Para despedirse Montand fue a darle un beso en la mejilla y Marilyn volvió el rostro y sus labios enloquecieron. Esa noche comenzó una historia de amor que duró algunos meses. Una vez más, Marilyn necesitaba enamorarse perdidamente de cualquiera y Montand, una vez satisfecho su orgullo de gallo, quiso librarse de aquella mujer que le llamaba a cualquier hora de la noche, le perseguía por los aeropuertos y estaba dispuesta a resolver una vez más su desamor vaciando tubos de pastillas.
Marilyn Monroe, que sólo en apariencia representaba a la rubia tonta, siendo una actriz superdotada, acabó por hacer mundialmente famoso a Yves Montand, como antes había hecho a Arthur Miller.
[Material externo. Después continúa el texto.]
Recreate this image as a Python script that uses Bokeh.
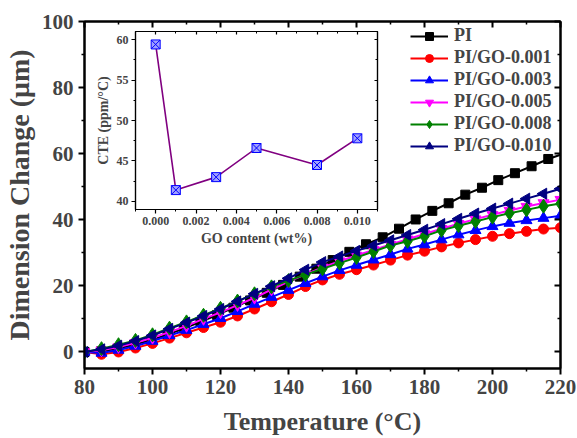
import math
from bokeh.plotting import figure
from bokeh.models import (Range1d, LinearAxis, FixedTicker, Legend, LegendItem,
                          GridBox, PrintfTickFormatter)
from bokeh.embed import file_html
from bokeh.resources import INLINE

FONT = "Liberation Serif"

# ---------------- data ----------------
pi_temp = [80.0, 84.9, 89.7, 94.6, 99.5, 104.4, 109.2, 114.1, 119.0, 123.8,
           128.7, 133.6, 138.4, 143.3, 148.2, 153.0, 157.9, 162.8, 167.7, 172.5,
           177.4, 182.3, 187.1, 192.0, 196.9, 201.7, 206.6, 211.5, 216.4, 220.0]
pi_dim = [0, 0.2, 1.0, 2.2, 3.6, 5.3, 7.1, 9.1, 11.2, 13.4,
          15.6, 17.9, 20.3, 22.8, 25.2, 27.8, 30.3, 32.6, 34.7, 37.3,
          40.1, 42.7, 45.0, 47.6, 49.7, 52.0, 54.1, 56.2, 58.4, 59.7]

go_temp = [80, 85, 90, 95, 100, 105, 110, 115, 120, 125, 130, 135, 140, 145, 150,
           155, 160, 165, 170, 175, 180, 185, 190, 195, 200, 205, 210, 215, 220]
go001 = [0, -0.7, 0.0, 1.2, 2.6, 4.2, 5.8, 7.4, 9.0, 10.9, 13.0, 15.2, 17.4, 19.8, 21.8,
         23.5, 24.9, 26.3, 27.8, 29.3, 30.5, 31.8, 33.0, 34.0, 35.0, 35.8, 36.5, 37.2, 37.6]
go003 = [0, -0.3, 0.6, 1.8, 3.3, 5.0, 6.6, 8.4, 10.2, 12.3, 14.5, 16.6, 18.7, 20.8, 22.8,
         24.7, 26.3, 27.9, 29.5, 31.2, 32.5, 34.0, 35.5, 36.8, 38.0, 39.0, 39.8, 40.5, 41.2]
go005 = [0, 0.5, 1.5, 2.8, 4.3, 6.0, 7.9, 10.0, 12.0, 14.2, 16.4, 18.9, 21.3, 23.5, 25.6,
         27.5, 29.2, 30.9, 32.5, 34.1, 35.7, 37.3, 38.8, 40.2, 41.5, 42.8, 44.0, 45.1, 46.1]
go008 = [0, 1.0, 2.2, 3.5, 5.2, 7.2, 9.1, 11.1, 13.2, 15.4, 17.6, 19.7, 21.6, 23.4, 25.2,
         26.9, 28.6, 30.4, 32.2, 33.5, 35.0, 36.8, 38.2, 39.5, 40.8, 42.0, 43.0, 44.1, 44.9]
go010 = [0, 0.8, 1.9, 3.3, 5.0, 7.0, 8.9, 10.9, 13.0, 15.3, 17.6, 19.9, 22.3, 24.9, 27.2,
         28.9, 30.6, 32.2, 33.8, 35.4, 37.0, 38.7, 40.3, 41.9, 43.4, 44.9, 46.4, 47.9, 49.4]

series_labels = ["PI", "PI/GO-0.001", "PI/GO-0.003", "PI/GO-0.005", "PI/GO-0.008", "PI/GO-0.010"]

x_ticks = [80, 100, 120, 140, 160, 180, 200, 220]
x_minor = [90, 110, 130, 150, 170, 190, 210]
y_ticks = [0, 20, 40, 60, 80, 100]
y_minor = [-10, 10, 30, 50, 70, 90]

go_content = [0.000, 0.001, 0.003, 0.005, 0.008, 0.010]
cte = [59.4, 41.4, 43.0, 46.6, 44.5, 47.8]
ins_x_ticks = [0.000, 0.002, 0.004, 0.006, 0.008, 0.010]
ins_x_minor = [-0.001, 0.001, 0.003, 0.005, 0.007, 0.009, 0.011]
ins_y_ticks = [40, 45, 50, 55, 60]
ins_y_minor = [42.5, 47.5, 52.5, 57.5]

# ---------------- main figure ----------------
p = figure(width=577, height=438, x_range=Range1d(80, 220), y_range=Range1d(-5, 100),
           output_backend="svg", toolbar_location=None,
           min_border_left=84, min_border_right=17, min_border_top=21, min_border_bottom=69,
           x_axis_label="Temperature (°C)", y_axis_label="Dimension Change (μm)")
p.xgrid.visible = False
p.ygrid.visible = False
p.outline_line_color = "black"
p.outline_line_width = 2
p.background_fill_color = "white"
p.border_fill_color = "white"


def style_axis(ax, ticks, minor, title_size, label_size, show_labels=True, inward=False):
    ax.ticker = FixedTicker(ticks=ticks, minor_ticks=minor)
    ax.axis_line_width = 2
    ax.major_tick_line_width = 2
    ax.minor_tick_line_width = 1.5
    if inward:
        ax.major_tick_in, ax.major_tick_out = 6, 0
        ax.minor_tick_in, ax.minor_tick_out = 3, 0
    else:
        ax.major_tick_in, ax.major_tick_out = 0, 6
        ax.minor_tick_in, ax.minor_tick_out = 0, 3
    ax.major_label_text_font = FONT
    ax.major_label_text_font_style = "bold"
    ax.major_label_text_font_size = label_size
    ax.axis_label_text_font = FONT
    ax.axis_label_text_font_style = "bold"
    ax.axis_label_text_font_size = title_size
    if not show_labels:
        ax.major_label_text_color = None


style_axis(p.xaxis[0], x_ticks, x_minor, "26px", "21px")
style_axis(p.yaxis[0], y_ticks, y_minor, "28px", "21px")
p.xaxis[0].major_label_standoff = 5
p.xaxis[0].axis_label_standoff = 10
p.yaxis[0].major_label_standoff = 5
p.yaxis[0].axis_label_standoff = 4

rax = LinearAxis()
style_axis(rax, y_ticks, y_minor, "10px", "10px", show_labels=False, inward=True)
p.add_layout(rax, "right")
tax = LinearAxis()
style_axis(tax, x_ticks, x_minor, "10px", "10px", show_labels=False, inward=True)
p.add_layout(tax, "above")

items = []
# PI
l0 = p.line(pi_temp, pi_dim, line_color="black", line_width=2)
s0 = p.scatter(pi_temp[:-1], pi_dim[:-1], marker="square", size=9,
               fill_color="black", line_color="black")
items.append(LegendItem(label=series_labels[0], renderers=[l0, s0]))

specs = [
    (go001, "#ff0000", "circle", 10, 0.0),
    (go003, "#0000ff", "triangle", 11, 0.0),
    (go005, "#ff00ff", "inverted_triangle", 11, 0.0),
    (go008, "#008000", "diamond", 14, 0.0),
    (go010, "#000080", "triangle", 11, math.pi / 2),
]
for (vals, col, mk, sz, ang), lab in zip(specs, series_labels[1:]):
    lr = p.line(go_temp, vals, line_color=col, line_width=2)
    sr = p.scatter(go_temp, vals, marker=mk, size=sz, angle=ang,
                   fill_color=col, line_color=col)
    items.append(LegendItem(label=lab, renderers=[lr, sr]))

legend = Legend(items=items, location=(326, 212))
legend.label_text_font = FONT
legend.label_text_font_style = "bold"
legend.label_text_font_size = "18px"
legend.glyph_width = 38
legend.glyph_height = 20
legend.label_height = 20
legend.spacing = 1
legend.padding = 0
legend.margin = 0
legend.label_standoff = 6
legend.border_line_color = None
legend.background_fill_alpha = 0
p.add_layout(legend)

# ---------------- inset ----------------
ins = figure(width=290, height=222, x_range=Range1d(-0.001, 0.011), y_range=Range1d(39, 61),
             output_backend="svg", toolbar_location=None,
             min_border_left=41, min_border_right=5, min_border_top=5, min_border_bottom=39,
             x_axis_label="GO content (wt%)", y_axis_label="CTE (ppm/°C)")
ins.xgrid.visible = False
ins.ygrid.visible = False
ins.outline_line_color = "black"
ins.outline_line_width = 1.2
ins.background_fill_color = "white"
ins.border_fill_alpha = 0


def style_inset_axis(ax, ticks, minor, show_labels=True, inward=False):
    ax.ticker = FixedTicker(ticks=ticks, minor_ticks=minor)
    ax.axis_line_width = 1.2
    ax.major_tick_line_width = 1.2
    ax.minor_tick_line_width = 1
    if inward:
        ax.major_tick_in, ax.major_tick_out = 3, 0
        ax.minor_tick_in, ax.minor_tick_out = 2, 0
    else:
        ax.major_tick_in, ax.major_tick_out = 0, 4
        ax.minor_tick_in, ax.minor_tick_out = 0, 2
    ax.major_label_text_font = FONT
    ax.major_label_text_font_style = "bold"
    ax.major_label_text_font_size = "12px"
    ax.axis_label_text_font = FONT
    ax.axis_label_text_font_style = "bold"
    ax.axis_label_text_font_size = "14px"
    ax.major_label_standoff = 3
    ax.axis_label_standoff = 3
    if not show_labels:
        ax.major_label_text_color = None


style_inset_axis(ins.xaxis[0], ins_x_ticks, ins_x_minor)
ins.xaxis[0].formatter = PrintfTickFormatter(format="%.3f")
style_inset_axis(ins.yaxis[0], ins_y_ticks, ins_y_minor)
irax = LinearAxis()
style_inset_axis(irax, ins_y_ticks, ins_y_minor, show_labels=False, inward=True)
ins.add_layout(irax, "right")
itax = LinearAxis()
style_inset_axis(itax, ins_x_ticks, ins_x_minor, show_labels=False, inward=True)
ins.add_layout(itax, "above")

ins.line(go_content, cte, line_color="#800080", line_width=1.6)
ins.scatter(go_content, cte, marker="square_x", size=9, line_color="#0000ff",
            fill_color="#a0a0ff", line_width=1)

grid = GridBox(children=[(p, 0, 0, 3, 3), (ins, 1, 1, 1, 1)],
               rows=["26px", "222px", "190px"], cols=["92px", "290px", "195px"])

open("out.html", "w").write(file_html(grid, INLINE))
Los progresistas de París perdonaron a su héroe aquel lance de frivolidad y lo mismo hizo Simone Signoret después de las lágrimas, ofendida no tanto por la infidelidad de su marido como por la humillación del escándalo publicitario. Ya se sabe lo que pasa en los rodajes. Montand se redimió purificándose con Costa-Gravas. Volvió a ser aquel tipo que cantaba O bella ciao, bella ciao, con más convicción, la canción de los partisanos de Italia, su país de origen, contra el fascismo que se reprodujo con los coroneles griegos. Varias generaciones guardan en la memoria, junto con Melina Mercuri, Simone Signoret, Édith Piaf, la imagen de este divo que encarna la mitología de la Resistencia al que hay que imaginar bajo el cielo de otoño en París con una melodía de acordeón al fondo, caminando sobre las hojas muertas de los jardines de Luxemburgo. Murió en Senlis, en 1991. Está enterrado en el cementerio de Père-Lachaise, junto a Simone Signoret, a pocos pasos de la avenida de los Combatientes Extranjeros Muertos por Francia, pero en cualquier lugar del mundo seguirá pasando un tren y en una estación perdida siempre habrá un resistente apoyado en su bicicleta con un cigarrillo en los labios.